YAKIMA - According to Columbia Legal Services, a farmer worker from Sunnyside, Washington and his union, “Familias Unidas por la Justicia, AFL-CIO (FUJ), filed a lawsuit and a motion for a temporary restraining order in federal court against the U.S. Department of Labor over lowered piece-rate wages. Tree fruit workers typically earn higher piece-rate wages.

“Instead of receiving a hazard pay increase for working during the COVID crisis, farm workers in Washington state may have their wages slashed for doing dangerous and essential work,” the legal group stated in a press release.

“Torres Hernandez and FUJ seek immediate declaratory and injunctive relief for DOL’s role in arbitrarily interjecting an “hourly wage guarantee” concept into Washington’s prevailing wage surveys. The flawed survey methodology, which mirrors changes advocated by the agricultural industry, watered down wages reported by growers; the prevailing wage was determined to be $12 per hour – $18 less than what Plaintiff Torres Hernandez normally earns on piece-rate wages picking cherries by the pound,” the legal advocacy group explained.

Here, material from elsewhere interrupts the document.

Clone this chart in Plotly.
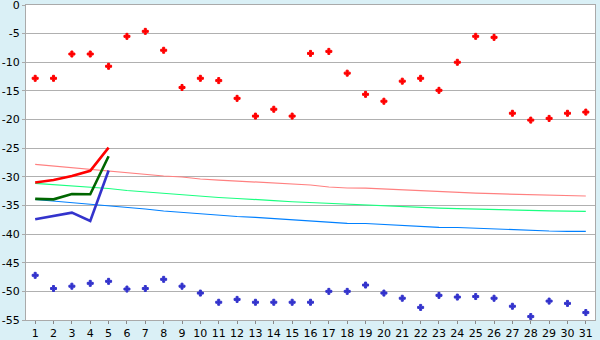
import plotly.graph_objects as go

days = list(range(1, 32))

red_pts = [-12.8, -12.8, -8.56, -8.56, -10.7, -5.47, -4.6, -7.9, -14.4, -12.8,
           -13.2, -16.3, -19.4, -18.2, -19.4, -8.45, -8.1, -11.9, -15.6, -16.8,
           -13.3, -12.8, -14.9, -10.0, -5.47, -5.65, -18.9, -20.1, -19.8, -18.9, -18.7]

blue_pts = [-47.2, -49.5, -49.1, -48.6, -48.25, -49.6, -49.5, -47.9, -49.1, -50.3,
            -51.9, -51.4, -51.9, -51.9, -51.9, -51.9, -50.0, -50.0, -48.9, -50.3,
            -51.2, -52.8, -50.7, -51.0, -50.9, -51.2, -52.6, -54.4, -51.7, -52.1, -53.7]

red_thin = [-27.82, -28.11, -28.46, -28.72, -28.99, -29.34, -29.51, -29.86, -30.03, -30.38,
            -30.56, -30.73, -30.91, -31.08, -31.26, -31.43, -31.78, -31.95, -31.97, -32.13,
            -32.30, -32.48, -32.6, -32.68, -32.83, -32.95, -33.02, -33.15, -33.2, -33.25, -33.35]

green_thin = [-31.13, -31.34, -31.60, -31.87, -32.04, -32.39, -32.65, -32.83, -33.09, -33.35,
              -33.61, -33.79, -33.93, -34.15, -34.35, -34.5, -34.6, -34.75, -34.9, -35.1,
              -35.2, -35.3, -35.45, -35.55, -35.65, -35.75, -35.8, -35.9, -35.95, -36.0, -36.03]

blue_thin = [-33.96, -34.22, -34.49, -34.75, -35.10, -35.36, -35.62, -35.97, -36.23, -36.41,
             -36.67, -36.93, -37.07, -37.28, -37.45, -37.63, -37.94, -38.12, -38.15, -38.33,
             -38.47, -38.64, -38.82, -38.85, -38.99, -39.16, -39.29, -39.37, -39.46, -39.51, -39.51]

thick_days = [1, 2, 3, 4, 5]
red_thick = [-31.0, -30.56, -29.86, -28.95, -24.9]
green_thick = [-33.85, -33.93, -33.0, -33.05, -26.4]
blue_thick = [-37.42, -36.84, -36.26, -37.72, -28.9]

y_ticks = [0, -5, -10, -15, -20, -25, -30, -35, -40, -45, -50, -55]

fig = go.Figure()

for vals, col in [(red_thin, "#ff8080"), (green_thin, "#1aff80"), (blue_thin, "#0080ff")]:
    fig.add_trace(go.Scatter(x=days, y=vals, mode="lines",
                             line=dict(color=col, width=1.2), hoverinfo="skip"))

for vals, col in [(red_thick, "#ff0000"), (green_thick, "#006600"), (blue_thick, "#3333cc")]:
    fig.add_trace(go.Scatter(x=thick_days, y=vals, mode="lines",
                             line=dict(color=col, width=2.6), hoverinfo="skip"))

fig.add_trace(go.Scatter(x=days, y=red_pts, mode="markers",
                         marker=dict(symbol="cross", size=5, color="#ff0000",
                                     line=dict(width=1, color="#ff0000"))))
fig.add_trace(go.Scatter(x=days, y=blue_pts, mode="markers",
                         marker=dict(symbol="cross", size=5, color="#3333cc",
                                     line=dict(width=1, color="#3333cc"))))

fig.update_layout(
    width=600, height=340,
    margin=dict(l=26, r=5, t=5, b=20, autoexpand=False),
    paper_bgcolor="#daf0f6",
    plot_bgcolor="#ffffff",
    showlegend=False,
    font=dict(family="DejaVu Sans", size=11, color="#000000"),
)
fig.update_xaxes(
    range=[0.5, 31.5], tickvals=days, ticktext=[str(d) for d in days],
    showgrid=False, zeroline=False, automargin=False,
    showline=True, linecolor="#aaaaaa", linewidth=1, mirror=True,
    ticks="outside", ticklen=3, tickcolor="#888888", tickwidth=1,
    ticklabeloverflow="allow",
)
fig.update_yaxes(
    range=[-55, 0], tickvals=y_ticks, ticktext=[str(v) for v in y_ticks],
    showgrid=True, gridcolor="#b0b0b0", gridwidth=1, zeroline=False, automargin=False,
    showline=True, linecolor="#aaaaaa", linewidth=1, mirror=True,
    ticks="outside", ticklen=3, tickcolor="#aaaaaa",
    ticklabeloverflow="allow",
)

fig.write_html("out.html")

Columbia Legal Services says the flawed survey methodology could reduce poverty-level wages by an additional 30%.

 “It is hard work but if I work fast, I can fill five bins of cherries in about eight hours and make more than $30 per hour,” said Torres Hernandez. “If I am paid minimum wage instead of a piece rate, I would lose over $3,400 each year.”

Lawyers representing the plaintiffs says the federal government should not be aiding the fruit industry when it has a duty to protect workers from practices that drive down wages.  

Plaintiffs are also represented in this case by Kathy Barnard of Barnard Iglitzin & Lavitt LLP.